Cartier maker Richemont is proposing to double its dividend after net profit rose by a third in its fiscal year 2020/21, helped by a strong performance of its jewellery brands and as it benefited from net finance income.

Luxury watch sales have been recovering recently from the severe pandemic hit.

Richemont, the second biggest company in luxury goods, has fared better than rival Swatch Group thanks to its exposure to the fast-growing jewellery category.

Richemont did not give an outlook for the year, but Chairman and controlling shareholder Johann Rupert cautioned that "volatility and low visibility are likely to prevail until there is herd immunity" against Covid-19.

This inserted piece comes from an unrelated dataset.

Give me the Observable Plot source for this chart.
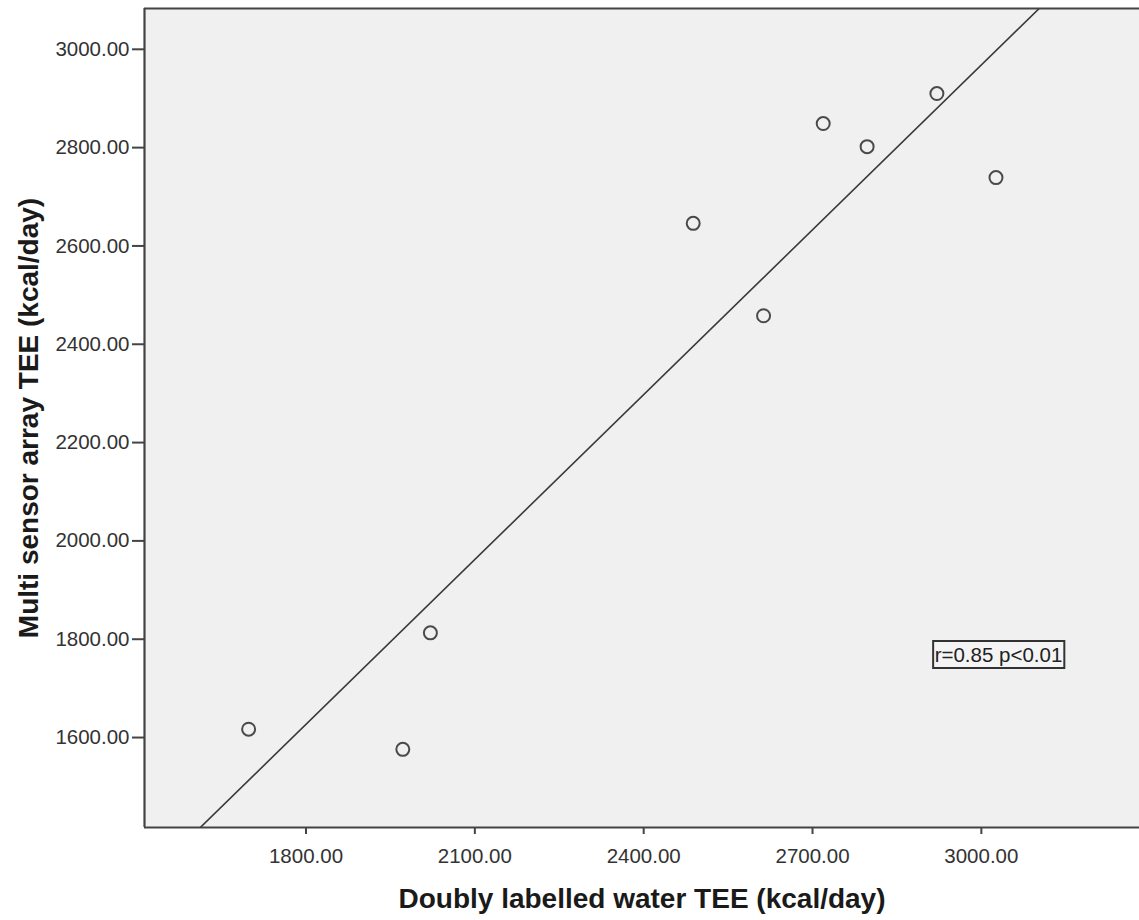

Net profit at Geneva-based Richemont rose by 38% to €1.289 billion in the group's fiscal year to March, ahead of a forecast for €821m in a Refinitiv poll.

Sales fell 5% at constant exchange rates and 8% at actual rates to €13.14 billion, also beating the €13.02 billion estimate in the poll thanks to a strong recovery in the final quarter.

Bernstein analyst Luca Solca said the results were a "strong beat to consensus, built on the outstanding performance of Jewellery Maisons" Cartier and Van Cleef & Arpels.

Industry majors LVMH and Kering have reported rebounding sales in the first three months of 2021 - equivalent to Richemont's final quarter - as easing Covid-19 restrictions boosted sales in China and the US.

Richemont proposed a dividend of 2 Swiss francs per A share for fiscal 2020, after halving it to one franc amid the pandemic last year.